-- START --

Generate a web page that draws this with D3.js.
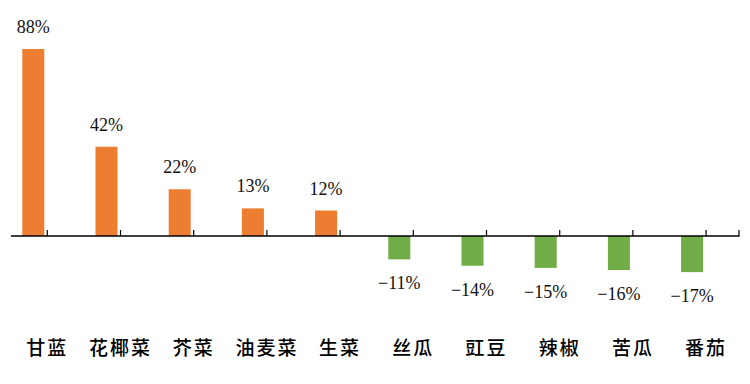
<!DOCTYPE html>
<html><head><meta charset="utf-8">
<script src="https://cdn.jsdelivr.net/npm/d3@7"></script>
<style>body{margin:0;background:#fff}svg{display:block}</style>
</head><body>
<svg id="c" width="750" height="384"></svg>
<script>
const categories = ["甘蓝","花椰菜","芥菜","油麦菜","生菜","丝瓜","豇豆","辣椒","苦瓜","番茄"];
const values = [88, 42, 22, 13, 12, -11, -14, -15, -16, -17];
const valueLabels = ["88%","42%","22%","13%","12%","−11%","−14%","−15%","−16%","−17%"];

const svg = d3.select("#c");
const x = d3.scaleBand().domain(categories).range([-25.9, 706.1]).paddingInner(0).paddingOuter(0);
const y = d3.scaleLinear().domain([0, 88]).range([236, 49]);
const bw = 22;
const barCenter = c => x(c) + x.bandwidth() - 14;
const tickPos = c => x(c) + x.bandwidth();

// bars
svg.selectAll("rect.bar").data(values).join("rect")
  .attr("x", (d,i) => barCenter(categories[i]) - bw/2)
  .attr("width", bw)
  .attr("y", d => d >= 0 ? y(d) : y(0))
  .attr("height", d => Math.abs(y(d) - y(0)))
  .attr("fill", d => d >= 0 ? "#ED7D31" : "#70AD47");

// axis line and ticks
svg.append("line").attr("x1", 11).attr("x2", 739.5).attr("y1", y(0)).attr("y2", y(0))
  .attr("stroke", "#000").attr("stroke-width", 1.5);
const tickXs = categories.map(tickPos).concat([739]);
svg.selectAll("line.tick").data(tickXs).join("line")
  .attr("x1", d => d).attr("x2", d => d)
  .attr("y1", y(0)).attr("y2", y(0) - 6)
  .attr("stroke", "#000").attr("stroke-width", 1.2);

// value labels
svg.selectAll("text.val").data(values).join("text")
  .attr("x", (d,i) => barCenter(categories[i]))
  .attr("y", d => d >= 0 ? y(d) - 16 : y(d) + 30)
  .attr("text-anchor", "middle")
  .attr("font-family", "'Liberation Serif', serif")
  .attr("font-size", 18)
  .attr("fill", "#111")
  .text((d,i) => valueLabels[i]);

// category labels
svg.selectAll("text.cat").data(categories).join("text")
  .attr("x", c => tickPos(c))
  .attr("y", 355)
  .attr("text-anchor", "middle")
  .attr("font-family", "'Noto Sans CJK SC', sans-serif")
  .attr("font-size", 19)
  .attr("font-weight", 500)
  .attr("letter-spacing", 2)
  .attr("fill", "#000")
  .text(c => c);
</script>
</body></html>
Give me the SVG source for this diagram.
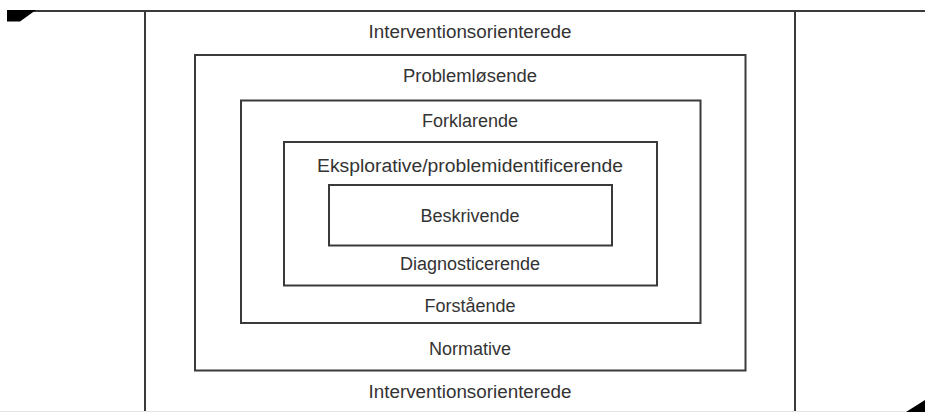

-- END --

Task details:
Write down every line from the opening of the listing to the line with "const tickPos = c => x(c) + x.bandwidth();", both included, and nothing else; the pictures are omitted.

Final answer:
Generate a web page that draws this with D3.js.
<!DOCTYPE html>
<html><head><meta charset="utf-8">
<script src="https://cdn.jsdelivr.net/npm/d3@7"></script>
<style>body{margin:0;background:#fff}svg{display:block}</style>
</head><body>
<svg id="c" width="750" height="384"></svg>
<script>
const categories = ["甘蓝","花椰菜","芥菜","油麦菜","生菜","丝瓜","豇豆","辣椒","苦瓜","番茄"];
const values = [88, 42, 22, 13, 12, -11, -14, -15, -16, -17];
const valueLabels = ["88%","42%","22%","13%","12%","−11%","−14%","−15%","−16%","−17%"];

const svg = d3.select("#c");
const x = d3.scaleBand().domain(categories).range([-25.9, 706.1]).paddingInner(0).paddingOuter(0);
const y = d3.scaleLinear().domain([0, 88]).range([236, 49]);
const bw = 22;
const barCenter = c => x(c) + x.bandwidth() - 14;
const tickPos = c => x(c) + x.bandwidth();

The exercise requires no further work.